今回読んだ本はジュリエット・カズの『葬儀!』。
今回も本を読んで印象に残ったことを書き留めておきたいと思います。
なぜ、喪服が黒かに疑問をもったことのなかった私。
その理由が以下のように書かれていました。
・「古代文明の多くで好まれたのは、白やグレイ」
・「中世では染料が高額だったため、黒い布地を手にするのは難しいことでした」
・「黒い服を着用できるのは、上流階級の人々だけ」
高額な黒い服を着用できるのは、裕福な上流階級の人々だけだったことがわかります。
・「19世紀の大英帝国(ヴィクトリア朝)の時代には、特に裕福な女性たちは白や淡いピンク色の服を脱ぎ棄て、上品で、手の込んだ仕立ての黒いクレープ織りのドレスを着るようになった」
・「フランスのあらゆる階級の人々にとって黒い喪服が常識となったのは比較的最近(19世紀)のこと」
上流階級から一般大衆への黒い喪服の普及、トリクルダウンの現象が黒い喪服でも見て取れるのは新鮮でした。
同時に小澤勲編『ケアってなんだろう』を読んでいます。
<こころを理解することで関係をつくろうとする志に限界が訪れる。

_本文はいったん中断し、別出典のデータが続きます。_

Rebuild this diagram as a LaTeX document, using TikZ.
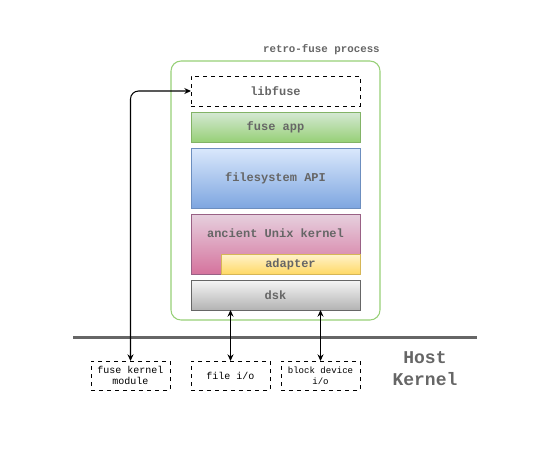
\documentclass[tikz,border=0pt]{standalone}
\usepackage{fontspec}
\setmonofont{Liberation Mono}
\usepackage{tikz}
\usetikzlibrary{positioning,arrows.meta,shadings}

\definecolor{txtgray}{HTML}{666666}
\definecolor{procgreen}{HTML}{97D077}
\definecolor{appTop}{HTML}{D5E8D4}
\definecolor{appBot}{HTML}{97D077}
\definecolor{appLine}{HTML}{82B366}
\definecolor{apiTop}{HTML}{DAE8FC}
\definecolor{apiBot}{HTML}{7EA6E0}
\definecolor{apiLine}{HTML}{6C8EBF}
\definecolor{kTop}{HTML}{E6D0DE}
\definecolor{kBot}{HTML}{D5739D}
\definecolor{kLine}{HTML}{996185}
\definecolor{adTop}{HTML}{FFF2CC}
\definecolor{adBot}{HTML}{FFD966}
\definecolor{adLine}{HTML}{D6B656}
\definecolor{dskTop}{HTML}{F5F5F5}
\definecolor{dskBot}{HTML}{B3B3B3}

\begin{document}
\begin{tikzpicture}[
    x=0.75pt, y=-0.75pt,
    node distance=4.5pt,
    layer/.style={draw, minimum width=126.75pt, minimum height=22.5pt, inner sep=0pt, outer sep=0pt,
      text=txtgray, font=\ttfamily\bfseries\fontsize{9}{11}\selectfont},
    hostbox/.style={draw, dashed, minimum width=59.25pt, minimum height=21.75pt, inner sep=0pt, outer sep=0pt,
      align=center, font=\ttfamily\fontsize{7.5}{8.5}\selectfont},
    link/.style={{Stealth[length=5pt,width=4.5pt]}-{Stealth[length=5pt,width=4.5pt]}, thick}
]
\useasboundingbox (0,0) rectangle (551,451);

% the process
\node[draw=procgreen, line width=0.8pt, rounded corners=7.5pt, minimum width=156.75pt, minimum height=194.25pt,
      inner sep=0pt, outer sep=0pt] (proc) at (275.5,190.5) {};
\node[anchor=south east, inner sep=0pt, text=txtgray, font=\ttfamily\bfseries\fontsize{8.1}{9.5}\selectfont]
      (proctitle) at (380,55) {retro-fuse process};

\node[layer, dashed] (libfuse) at (275.5,91) {libfuse};
\node[layer, draw=appLine, top color=appTop, bottom color=appBot] (app) [below=of libfuse] {fuse app};
\node[layer, draw=apiLine, top color=apiTop, bottom color=apiBot, minimum height=45pt] (api) [below=of app] {filesystem API};
\node[layer, draw=kLine, top color=kTop, bottom color=kBot, minimum height=45pt, text depth=16pt] (kernel) [below=of api] {ancient Unix kernel};
\node[layer, draw=adLine, top color=adTop, bottom color=adBot, minimum width=104.25pt, minimum height=15pt,
      anchor=south east] (adapter) at (kernel.south east) {adapter};
\node[layer, draw=txtgray, top color=dskTop, bottom color=dskBot] (dsk) [below=of kernel] {dsk};

% host side
\coordinate (hostL) at (73,337);
\coordinate (hostR) at (477,337);
\draw[txtgray, line width=2.25pt] (hostL) -- (hostR);

\node[hostbox] (fkm) at (130.5,375.5) {fuse kernel\\module};
\node[hostbox] (fileio) at (230.5,375.5) {file i/o};
\node[hostbox, font=\ttfamily\fontsize{6.8}{8.2}\selectfont] (blockio) at (320.5,375.5) {block device\\i/o};
\node[text=txtgray, align=center, font=\ttfamily\bfseries\fontsize{13.5}{16.5}\selectfont] (host) at (425,369) {Host\\Kernel};

\draw[link, rounded corners=6pt] (fkm.north) |- (libfuse.west);
\draw[link] (fileio.north) -- (fileio.north |- dsk.south);
\draw[link] (blockio.north) -- (blockio.north |- dsk.south);
\end{tikzpicture}
\end{document}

だが、そもそも人は理解が届かなければ人と関係を結び、人を慈しむことができないわけではない。食べる、排泄する、衣服を替える、入浴する、そういった日常生活への援助を日々続ける。そこから「ただ、ともにある」という感覚が生まれる。ともに過ごしてきた時の重なりが理解を超える>
介護する相手が痴呆になって自分のことを認識してくれなくても、(それはこちらが望む反応がないだけであり、手をにぎるだけで何かが通じると強く納得する私でした。